Lafayette declined an invitation to compete in the 1949 Sun Bowl football game because David Showell '51, a black Army Air Corps veteran, would be barred from playing. The incident widely exposed the exclusion of African American players from most college bowl games, and the College's action helped spur a policy change: three years later the first integrated Sun Bowl game was played.
This year marks the 50th anniversary of a controversial decision that knocked Lafayette out of the running to play in the Sun Bowl football classic in El Paso, Texas, on New Year's Day 1949.
Lafayette had been invited to play in the prestigious event, but on Nov. 23, 1948, word filtered out that the faculty had voted not to send the Leopard team. According to an article by Charles H. Martin, a University of Texas-El Paso history professor, "nearly 1,500 concerned young men marched to the nearby home of the school's president, Dr. Ralph C. Hutchinson, to demand an explanation."
In an article entitled "Integrating New Year's Day: The Racial Politics of College Bowl Games in the American South," published in last fall's Journal of Sport History, Martin says that Hutchinson defended the decision on the grounds that the game's organizers would have barred halfback David A. Showell '51, a black Army Air Corps veteran, from playing.
Martin's article says the students then urged Hutchinson to inform Sun Bowl officials that the college still wished to participate, but only if Showell could play.
Hutchinson reversed the faculty decision and telephoned the Sun Bowl selection committee's chairman, only to be informed that Showell couldn't play and another team already had been contacted.
The students then marched to downtown Easton, where they held an orderly protest and telegraphed President Truman, denouncing the Sun Bowl's action. The next day, they adopted resolutions condemning intolerance in American society and endorsing the principle that "all Americans have equal rights under the law," Martin writes.

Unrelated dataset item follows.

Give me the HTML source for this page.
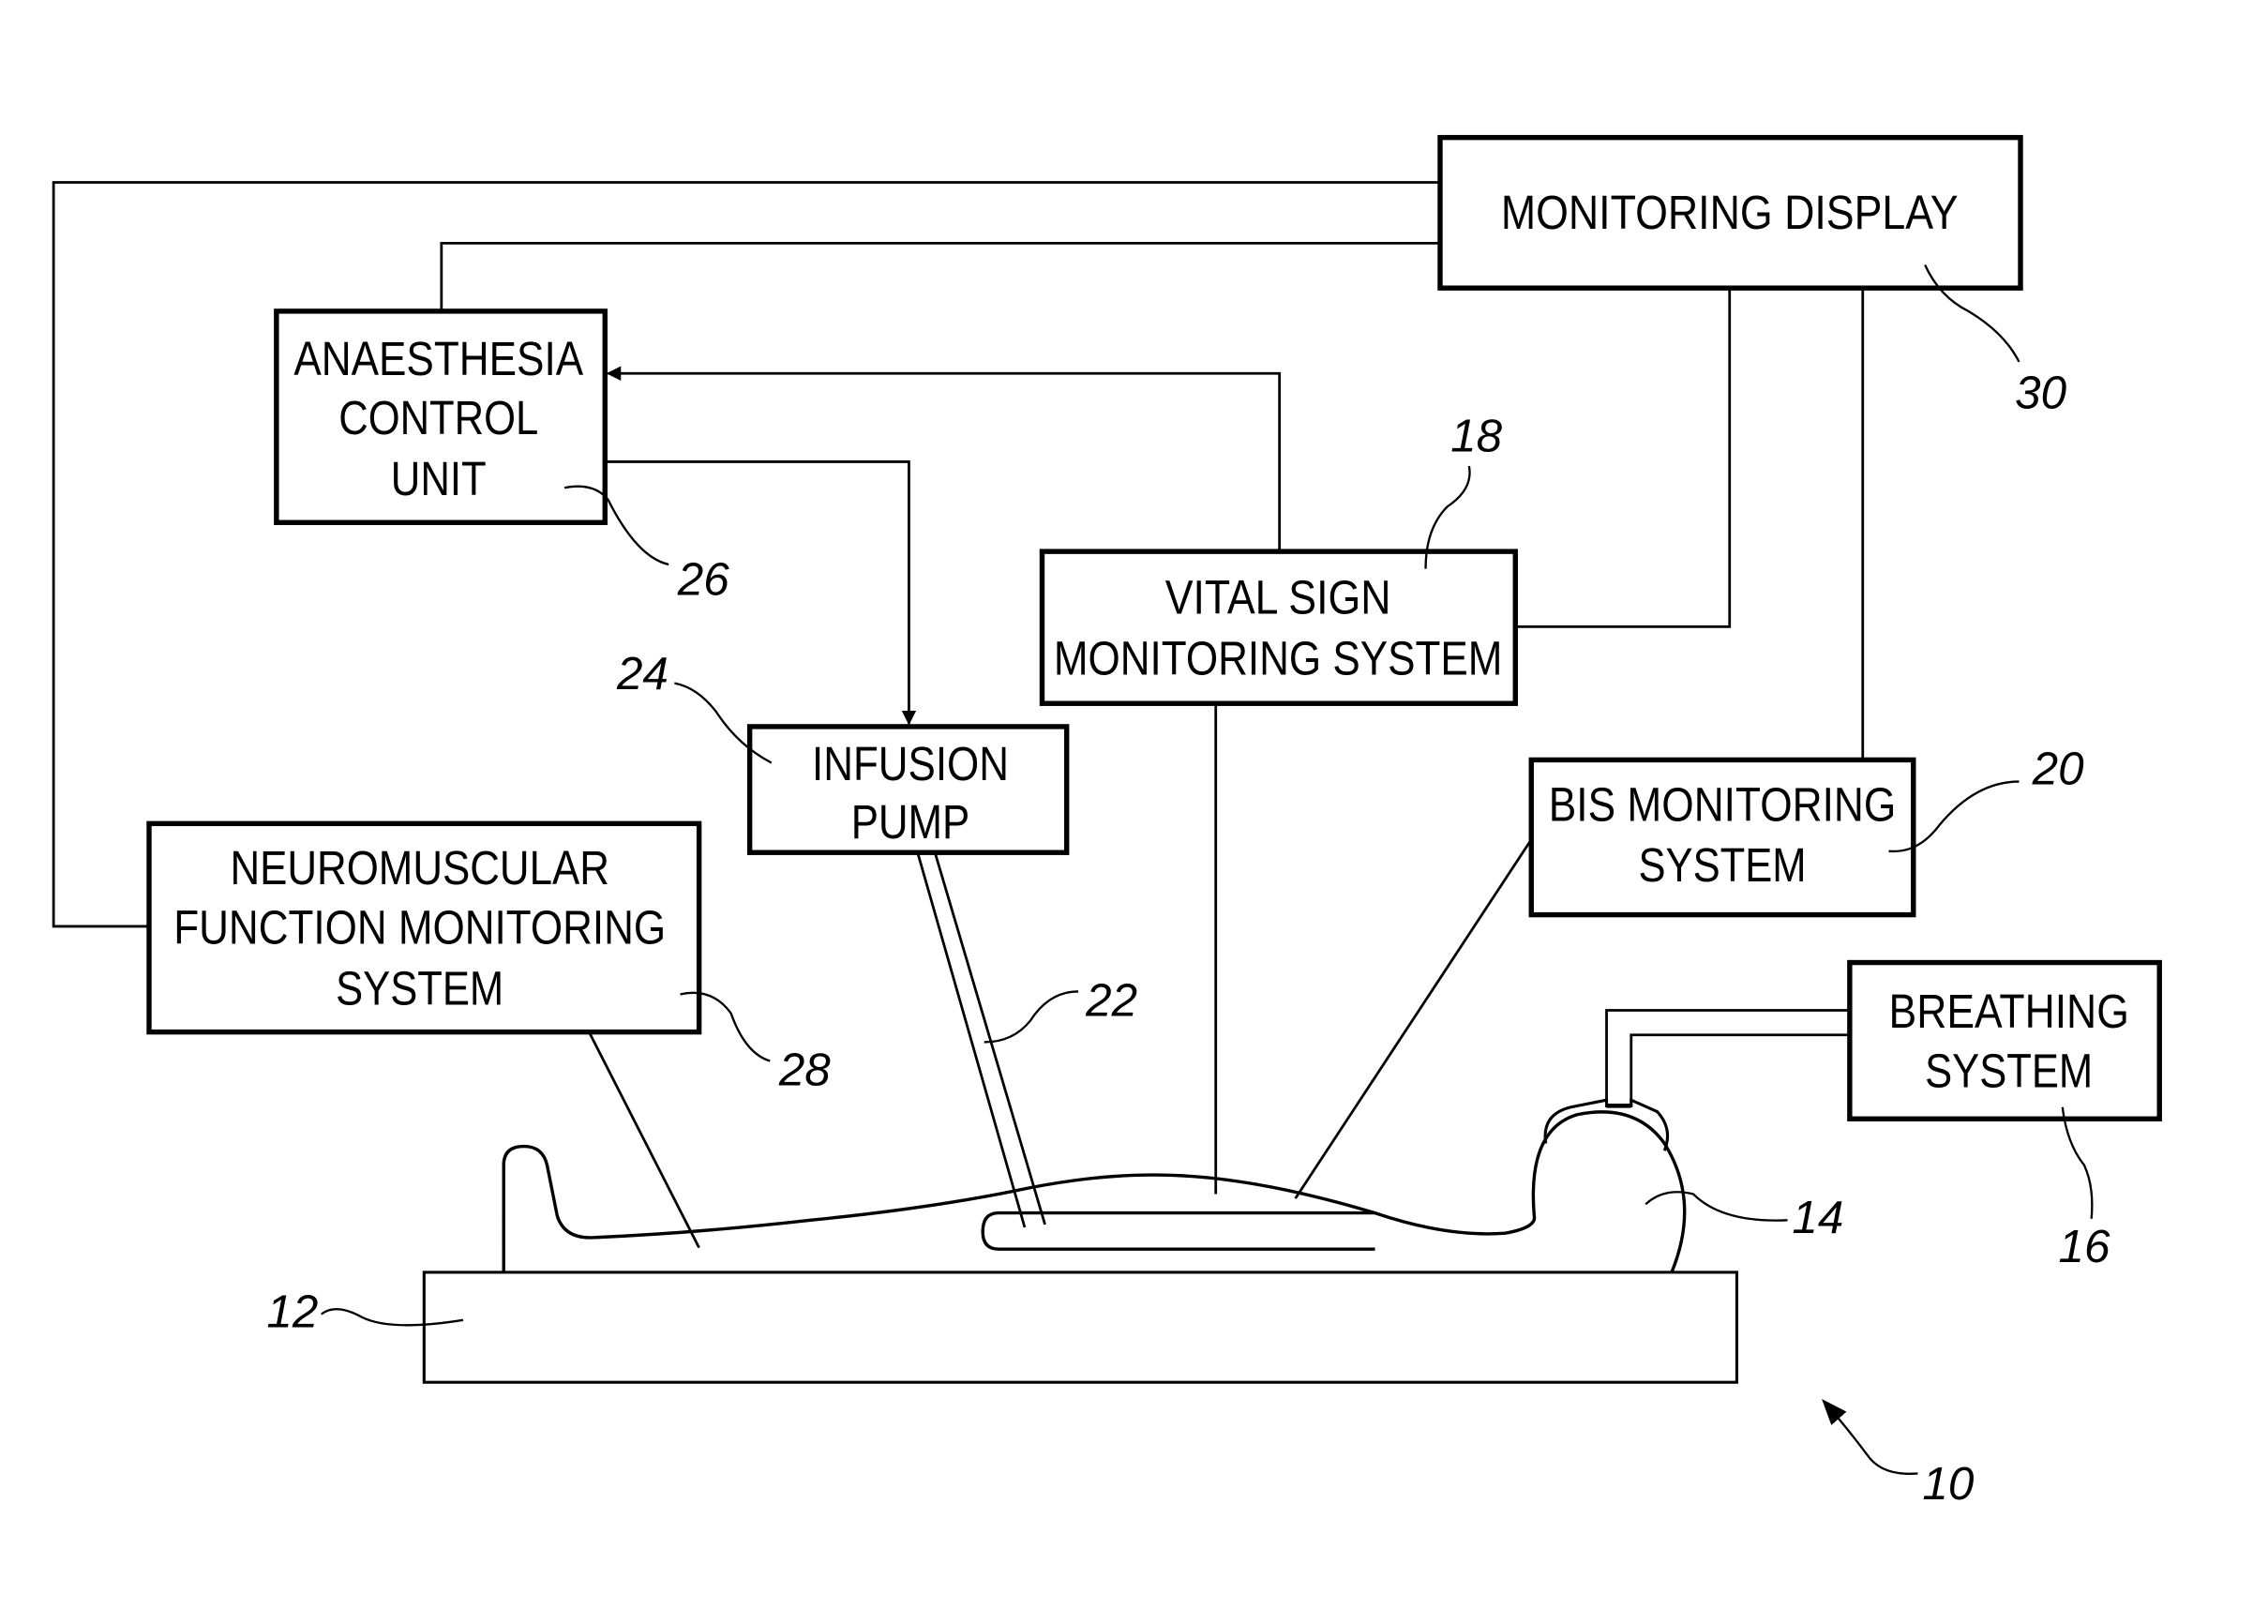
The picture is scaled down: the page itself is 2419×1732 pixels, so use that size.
<!DOCTYPE html>
<html><head><style>
html,body{margin:0;padding:0;background:#fff;}
svg{display:block;}
text{font-family:"Liberation Sans Narrow","Liberation Sans",sans-serif;fill:#000;}
.lb{font-size:33px;text-anchor:middle;}
.num{font-size:32px;font-style:italic;text-anchor:middle;}
</style></head><body>
<svg width="2419" height="1732" viewBox="0 0 1567 1122" preserveAspectRatio="none" xmlns="http://www.w3.org/2000/svg">
<defs><marker id="ah" markerWidth="10" markerHeight="10" refX="9" refY="5" orient="auto" markerUnits="userSpaceOnUse"><path d="M0,0 L10,5 L0,10 Z" fill="#000"/></marker>
<marker id="ah2" markerWidth="18" markerHeight="14" refX="16" refY="7" orient="auto" markerUnits="userSpaceOnUse"><path d="M0,0 L18,7 L0,14 Z" fill="#000"/></marker></defs>
<g fill="none" stroke="#000">
<rect x="995" y="95" width="401" height="104" stroke-width="3.5"/>
<rect x="191" y="215" width="227" height="146" stroke-width="3.5"/>
<rect x="720" y="381" width="327" height="105" stroke-width="3.5"/>
<rect x="1058" y="525" width="264" height="107" stroke-width="3.5"/>
<rect x="518" y="502" width="219" height="87" stroke-width="3.5"/>
<rect x="103" y="569" width="380" height="144" stroke-width="3.5"/>
<rect x="1278" y="665" width="214" height="108" stroke-width="3.5"/>
<rect x="293" y="879" width="907" height="76" stroke-width="2"/>
<g stroke-width="1.8">
<polyline points="995,126 37,126 37,640 103,640"/>
<polyline points="995,168 305,168 305,215"/>
<polyline points="884,381 884,258 420,258" marker-end="url(#ah)"/>
<polyline points="418,319 628,319 628,500" marker-end="url(#ah)"/>
<polyline points="1047,433 1195,433 1195,199"/>
<line x1="1287" y1="199" x2="1287" y2="525"/>
<line x1="840" y1="486" x2="840" y2="825"/>
<line x1="1058" y1="580" x2="895" y2="828"/>
<line x1="407" y1="713" x2="483" y2="862"/>
<line x1="634" y1="589" x2="708" y2="848"/>
<line x1="646" y1="589" x2="722" y2="846"/>
<polyline points="1278,698 1110,698 1110,765"/>
<polyline points="1278,715 1127,715 1127,765"/>
</g>
<path d="M348,879 L348,805 Q348,792 362,792 Q375,792 378,805 L385,840 Q390,856 410,855 Q480,852 560,843 Q640,835 700,823 Q760,810 810,812 Q870,814 950,838 Q1000,855 1040,852 Q1062,848 1060,840 Q1055,780 1090,770 Q1130,762 1150,790 Q1175,830 1155,879" stroke-width="2.2"/>
<path d="M1068,790 Q1065,770 1085,765 L1110,760 L1110,765 M1127,765 L1127,760 L1145,768 Q1156,780 1150,795" stroke-width="2"/>
<line x1="1110" y1="764" x2="1127" y2="764" stroke-width="3"/>
<path d="M950,838 L690,838 Q679,838 679,851 Q679,863 690,863 L950,863" stroke-width="2.2"/>
<g stroke-width="1.5">
<path d="M1330,183 Q1340,205 1360,215 Q1385,230 1395,250"/>
<path d="M1015,322 Q1018,338 1000,350 Q985,365 985,393"/>
<path d="M390,337 Q410,333 420,345 Q440,385 462,390"/>
<path d="M466,472 Q482,475 495,492 Q510,515 533,527"/>
<path d="M1305,588 Q1325,590 1340,570 Q1365,540 1395,540"/>
<path d="M680,720 Q700,720 712,705 Q725,685 745,685"/>
<path d="M470,687 Q492,682 505,700 Q515,728 532,733"/>
<path d="M1137,832 Q1150,820 1170,825 Q1190,845 1235,843"/>
<path d="M1425,765 Q1428,790 1440,805 Q1447,820 1445,842"/>
<path d="M222,908 Q232,900 250,910 Q270,920 320,912"/>
<path d="M1325,1018 Q1300,1020 1290,1005 Q1275,985 1260,968" marker-end="url(#ah2)"/>
</g>
</g>
<text class="lb" x="1195" y="158" textLength="316" lengthAdjust="spacingAndGlyphs">MONITORING DISPLAY</text>
<text class="lb" x="303" y="259" textLength="200" lengthAdjust="spacingAndGlyphs">ANAESTHESIA</text>
<text class="lb" x="303" y="300" textLength="138" lengthAdjust="spacingAndGlyphs">CONTROL</text>
<text class="lb" x="303" y="342" textLength="66" lengthAdjust="spacingAndGlyphs">UNIT</text>
<text class="lb" x="883" y="424" textLength="156" lengthAdjust="spacingAndGlyphs">VITAL SIGN</text>
<text class="lb" x="883" y="466" textLength="310" lengthAdjust="spacingAndGlyphs">MONITORING SYSTEM</text>
<text class="lb" x="1190" y="567" textLength="240" lengthAdjust="spacingAndGlyphs">BIS MONITORING</text>
<text class="lb" x="1190" y="609" textLength="116" lengthAdjust="spacingAndGlyphs">SYSTEM</text>
<text class="lb" x="629" y="539" textLength="136" lengthAdjust="spacingAndGlyphs">INFUSION</text>
<text class="lb" x="629" y="579" textLength="82" lengthAdjust="spacingAndGlyphs">PUMP</text>
<text class="lb" x="290" y="611" textLength="262" lengthAdjust="spacingAndGlyphs">NEUROMUSCULAR</text>
<text class="lb" x="290" y="652" textLength="340" lengthAdjust="spacingAndGlyphs">FUNCTION MONITORING</text>
<text class="lb" x="290" y="694" textLength="116" lengthAdjust="spacingAndGlyphs">SYSTEM</text>
<text class="lb" x="1388" y="710" textLength="166" lengthAdjust="spacingAndGlyphs">BREATHING</text>
<text class="lb" x="1388" y="751" textLength="116" lengthAdjust="spacingAndGlyphs">SYSTEM</text>
<text class="num" x="1410" y="282">30</text>
<text class="num" x="1020" y="312">18</text>
<text class="num" x="486" y="411">26</text>
<text class="num" x="444" y="476">24</text>
<text class="num" x="1422" y="542">20</text>
<text class="num" x="768" y="702">22</text>
<text class="num" x="556" y="750">28</text>
<text class="num" x="1256" y="852">14</text>
<text class="num" x="1440" y="872">16</text>
<text class="num" x="202" y="917">12</text>
<text class="num" x="1346" y="1036">10</text>
</svg>
</body></html>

What about Showell, who reportedly offered to stay home rather than deny the team a chance to play? Roland Brown '49, who served with Showell in the military, remembers him fondly.

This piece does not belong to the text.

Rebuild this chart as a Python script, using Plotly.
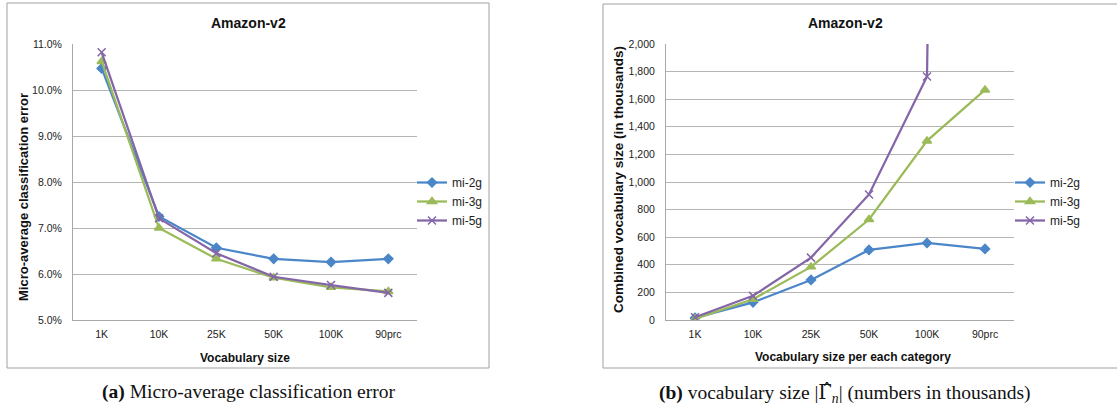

Brown says Showell went on to the University of Wisconsin Law School after he graduated from Lafayette in 1951, and would visit him and his wife, Mary, every year around the holidays, until one Christmas he didn't show up. Brown later heard that Showell was cut off by another driver while on break from school. Brown says Showell swerved to avoid the other car but lost control and was killed in the ensuing crash. A handwritten notation in a copy of the 1964 Alumni Directory in the College archives indicates Showell died Dec. 23, 1955, at the age of 31.